Acostumbrados a no tener respuestas

En el Ecuador de hoy, nadie está a salvo; se asesina a soldados, policías, jueces, fiscales, abogados, empresarios, periodistas y estrellas de televisión. Es usual que, incluso en tales casos, pase el tiempo y los investigadores nunca den con los responsables; o, peor aún, que se agarren de algún irrelevante autor material para pasar rápido la página.

En este contexto, es gravísimo privar al país de la verdad total —de los autores intelectuales y su motivación—. Ya que el Estado deja tantas preguntas sin respuesta, pululan supuestos expertos, aspirantes a agentes encubiertos y vendedores de humo que, recurriendo a supuestas fuentes secretas, dan rienda suelta a la imaginación y fabrican narrativas fantasiosas que la sociedad acepta, por inercia, como verdad.

Sobran las teorías —la de la injerencia de carteles extranjeros, la de pactos con fuerzas políticas internas, la del Estado cooptado por la narcopolítica, la de ajustes entre camarillas, etc.— pero hasta el momento las autoridades no ofrecen evidencia contundente ni relatos coherentes; la única certeza es que cada vez mueren más ecuatorianos asesinados, y la única respuesta que obtienen sus familiares y la comunidad son conjeturas fantásticas.

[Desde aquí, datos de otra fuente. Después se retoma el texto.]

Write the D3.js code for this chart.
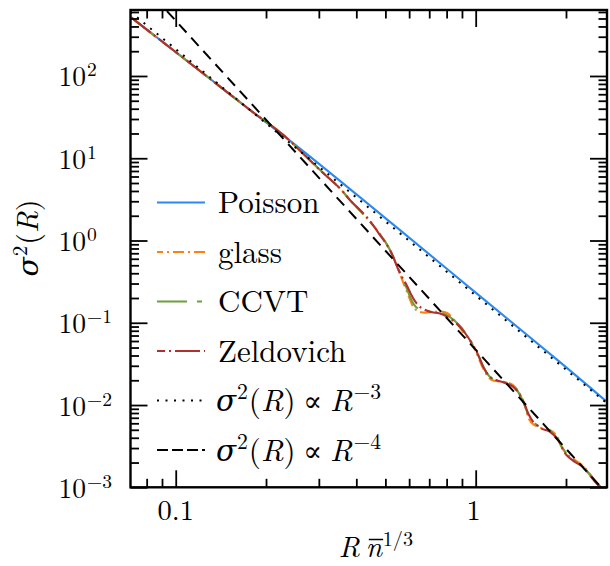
<!DOCTYPE html>
<html><head><meta charset="utf-8">
<script src="https://cdn.jsdelivr.net/npm/d3@7"></script>
<style>
body{margin:0;background:#fff}
svg{display:block}
</style>
</head><body>
<svg id="chart" width="610" height="566"></svg>
<script>
// ---------- data ----------
const poissonX = [0.0710, 0.1205, 0.1769, 0.2597, 0.5595, 1.033, 1.91, 2.74];
const poissonY = [515, 115, 38.6, 13.1, 1.338, 0.2107, 0.0332, 0.01089];

const glassX = [0.0710,0.1205,0.1769,0.2284,0.3027,0.3529,0.381,0.4331,0.4797,0.5181,0.5467,0.5725,0.5995,0.6228,0.6522,0.7042,0.7604,0.8023,0.8533,0.9072,0.9572,1.010,1.0495,1.0906,1.1332,1.205,1.2715,1.3313,1.405,1.460,1.505,1.552,1.651,1.769,1.866,1.924,2.000,2.143,2.279,2.404,2.537,2.657];
const glassY = [514,115,38.6,19.2,7.20,4.29,3.10,1.878,1.200,0.767,0.490,0.3131,0.2058,0.1512,0.1352,0.1333,0.1371,0.1315,0.1051,0.0772,0.0601,0.04174,0.02982,0.02318,0.02015,0.01933,0.01879,0.01752,0.01362,0.00973,0.00677,0.00588,0.00526,0.00497,0.0042,0.00318,0.00261,0.002147,0.001816,0.001451,0.001128,0.000953];

const ccvtX = [0.0710,0.1205,0.1769,0.2284,0.3027,0.3529,0.381,0.4331,0.4797,0.5181,0.5508,0.5813,0.6087,0.6324,0.6622,0.7151,0.7663,0.821,0.8866,0.9572,1.018,1.066,1.116,1.178,1.2715,1.342,1.405,1.460,1.505,1.564,1.663,1.769,1.881,1.94,2.015,2.143,2.279,2.404,2.537,2.657];
const ccvtY = [514,115,38.6,19.2,7.20,4.29,3.10,1.878,1.200,0.767,0.4634,0.2961,0.1945,0.1555,0.143,0.1352,0.1333,0.1175,0.0913,0.0617,0.04056,0.0282,0.02193,0.01987,0.01853,0.0168,0.01324,0.00973,0.00736,0.00613,0.00526,0.00484,0.00386,0.00309,0.00254,0.002088,0.00179,0.00141,0.001112,0.000953];

const zeldX = [0.0710,0.1205,0.1769,0.2284,0.3027,0.3529,0.381,0.4331,0.4797,0.5181,0.5595,0.5888,0.6194,0.6522,0.7042,0.7604,0.821,0.8866,0.9572,1.020,1.060,1.116,1.175,1.268,1.335,1.405,1.460,1.497,1.556,1.660,1.769,1.885,1.935,2.011,2.143,2.284,2.404,2.531,2.657];
const zeldY = [515,115,38.6,19.15,7.18,4.30,3.10,1.93,1.163,0.764,0.398,0.2867,0.1975,0.1561,0.1357,0.1297,0.1128,0.0891,0.0614,0.0404,0.02907,0.02197,0.02002,0.01827,0.0166,0.01316,0.00994,0.00788,0.00623,0.00518,0.00471,0.00373,0.00309,0.00245,0.00203,0.001766,0.0014,0.00111,0.000946];

const r3X = [0.07067, 2.74];
const r3Y = [600, 0.0105];
const r4X = [0.0707, 2.74];
const r4Y = [1880, 0.000834];

const xMajorTicks = [0.1, 1];
const xTickLabels = ["0.1", "1"];
const xMinorTicks = [0.08,0.09,0.2,0.3,0.4,0.5,0.6,0.7,0.8,0.9,2];
const yMajorTicks = [1e-3,1e-2,1e-1,1,10,100];
const yTickExps = ["\u22123","\u22122","\u22121","0","1","2"];
const yMinorTicks = [
  0.002,0.003,0.004,0.005,0.006,0.007,0.008,0.009,
  0.02,0.03,0.04,0.05,0.06,0.07,0.08,0.09,
  0.2,0.3,0.4,0.5,0.6,0.7,0.8,0.9,
  2,3,4,5,6,7,8,9,
  20,30,40,50,60,70,80,90,
  200,300,400,500,600];
const seriesNames = ["Poisson","glass","CCVT","Zeldovich"];
const seriesColors = ["#2b8af0","#ff8010","#6d9e3b","#b0302e"];
const seriesDash = [null,"11,4,2,4","30,10,5,10","25,4,2,4"];
const legendDashOffset = [0,5,0,17];

// ---------- layout ----------
const LM = "Latin Modern Roman", GR = "DejaVu Serif";
const L = 130.5, R = 607, T = 10, B = 487.3;
const svg = d3.select("#chart");
const x = d3.scaleLog().domain([0.07067, 2.74]).range([L, R]);
const y = d3.scaleLog().domain([0.001, 634]).range([B, T]);

svg.append("clipPath").attr("id","clip").append("rect")
  .attr("x",L).attr("y",T).attr("width",R-L).attr("height",B-T);

const line = d3.line().x(d=>x(d[0])).y(d=>y(d[1])).curve(d3.curveCatmullRom.alpha(0.5));
const zip = (a,b)=>a.map((v,i)=>[v,b[i]]);
const series = [zip(poissonX,poissonY), zip(glassX,glassY), zip(ccvtX,ccvtY), zip(zeldX,zeldY)];

const g = svg.append("g").attr("clip-path","url(#clip)");
series.forEach((s,i)=>{
  g.append("path").datum(s).attr("d",line).attr("fill","none")
    .attr("stroke",seriesColors[i]).attr("stroke-width",2.1)
    .attr("stroke-dasharray",seriesDash[i]);
});
g.append("path").datum(zip(r3X,r3Y)).attr("d",d3.line().x(d=>x(d[0])).y(d=>y(d[1])))
  .attr("fill","none").attr("stroke","#000").attr("stroke-width",2).attr("stroke-dasharray","2,6.5");
g.append("path").datum(zip(r4X,r4Y)).attr("d",d3.line().x(d=>x(d[0])).y(d=>y(d[1])))
  .attr("fill","none").attr("stroke","#000").attr("stroke-width",2).attr("stroke-dasharray","11,7");

// ---------- axes (inward ticks on all four sides) ----------
function ax(gen, vals, size, tx, ty){
  const a = svg.append("g").attr("transform",`translate(${tx},${ty})`)
    .call(gen.tickValues(vals).tickSize(size).tickFormat(""));
  a.select(".domain").remove();
  a.selectAll("line").attr("stroke","#000").attr("stroke-width",1.8);
}
const MAJ = 17, MIN = 8.5;
ax(d3.axisBottom(x), xMajorTicks, -MAJ, 0, B);
ax(d3.axisBottom(x), xMinorTicks, -MIN, 0, B);
ax(d3.axisTop(x), xMajorTicks, -MAJ, 0, T);
ax(d3.axisTop(x), xMinorTicks, -MIN, 0, T);
ax(d3.axisLeft(y), yMajorTicks, -MAJ, L, 0);
ax(d3.axisLeft(y), yMinorTicks, -MIN, L, 0);
ax(d3.axisRight(y), yMajorTicks, -MAJ, R, 0);
ax(d3.axisRight(y), yMinorTicks, -MIN, R, 0);

svg.append("rect").attr("x",L).attr("y",T).attr("width",R-L).attr("height",B-T)
  .attr("fill","none").attr("stroke","#000").attr("stroke-width",2.4);

// ---------- math text: sequence of text runs ----------
function mathRow(transformFn, parts, size, center){
  const grp = svg.append("g");
  let cx = 0; const pos = [];
  parts.forEach(p=>{
    cx += (p.pre||0)*size;
    const fs = p.sup ? size*0.7 : size*(p.scale||1);
    const t = grp.append("text").attr("x",cx).attr("y",p.sup ? -size*0.38 : 0)
      .attr("font-size",fs).attr("font-family",p.font||LM).attr("font-weight","normal")
      .attr("fill","#000").text(p.t);
    if(p.i) t.attr("font-style","italic");
    const w = t.node().getComputedTextLength();
    pos.push([cx, cx+w]);
    cx += w + (p.post||0)*size;
  });
  grp.attr("transform", transformFn(center ? -cx/2 : 0));
  return pos;
}

// tick labels
xMajorTicks.forEach((v,i)=>{
  svg.append("text").attr("x",x(v)-(i===1?2:0)).attr("y",520).attr("text-anchor","middle")
    .attr("font-family",LM).attr("font-size",28.5).text(xTickLabels[i]);
});
yMajorTicks.forEach((v,i)=>{
  const t = svg.append("text").attr("x",58.5).attr("y",y(v)+10.5).attr("font-family",LM).attr("font-size",27.5);
  t.append("tspan").text("10");
  t.append("tspan").attr("font-size",19.5).attr("dy",-10).attr("dx",1).text(yTickExps[i]);
});

// axis labels
const sigmaR = [
  {t:"\u03c3",i:true,font:GR,scale:0.95,post:0.03},
  {t:"2",sup:true,post:0.03},
  {t:"("},{t:"R",i:true},{t:")"}
];
mathRow(s=>`translate(38,238) rotate(-90) translate(${s},0)`, sigmaR, 30, true);

const xpos = mathRow(s=>`translate(${376+s},557)`,
  [{t:"R",i:true,post:0.2},{t:"n",i:true,post:0.02},{t:"1/3",sup:true}], 29, true);
{
  const totalW = xpos[2][1];
  const off = 376 - totalW/2;
  svg.append("line").attr("x1",off+xpos[1][0]+3).attr("x2",off+xpos[1][1]+1)
    .attr("y1",557-17.5).attr("y2",557-17.5).attr("stroke","#000").attr("stroke-width",1.5);
}

// ---------- legend ----------
const legY0 = 202.5, legDy = 49.5;
seriesNames.forEach((n,i)=>{
  const yy = legY0 + i*legDy;
  svg.append("line").attr("x1",157).attr("x2",205).attr("y1",yy).attr("y2",yy)
    .attr("stroke",seriesColors[i]).attr("stroke-width",2.1)
    .attr("stroke-dasharray",seriesDash[i]).attr("stroke-dashoffset",legendDashOffset[i]);
  svg.append("text").attr("x",218).attr("y",yy+10.5).attr("font-family",LM).attr("font-size",31).text(n);
});
const refDash = ["2,6.5","11,4"];
const refExp = ["\u22123","\u22124"];
[0,1].forEach(k=>{
  const yy = legY0 + (4+k)*legDy;
  svg.append("line").attr("x1",157).attr("x2",205).attr("y1",yy).attr("y2",yy)
    .attr("stroke","#000").attr("stroke-width",2).attr("stroke-dasharray",refDash[k]);
  mathRow(s=>`translate(${216+s},${yy+10.5})`, [
    {t:"\u03c3",i:true,font:GR,scale:0.95,post:0.03},
    {t:"2",sup:true,post:0.03},
    {t:"("},{t:"R",i:true},{t:")",post:0.25},
    {t:"\u221d",font:GR,scale:0.9,post:0.25},
    {t:"R",i:true,post:0.03},
    {t:refExp[k],sup:true}
  ], 31, false);
});
</script>
</body></html>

Para trabajar a puerta cerrada, es cómodo ocultarse tras pretextos como la “seguridad nacional” o el supuesto ingenio insuperable de los criminales—como si un Estado no contase con recursos, tecnología y profesionales más capaces que los de cualquier cartel—. El problema es que cuando no se rinde cuentas, la tentación de la incompetencia se torna irresistible.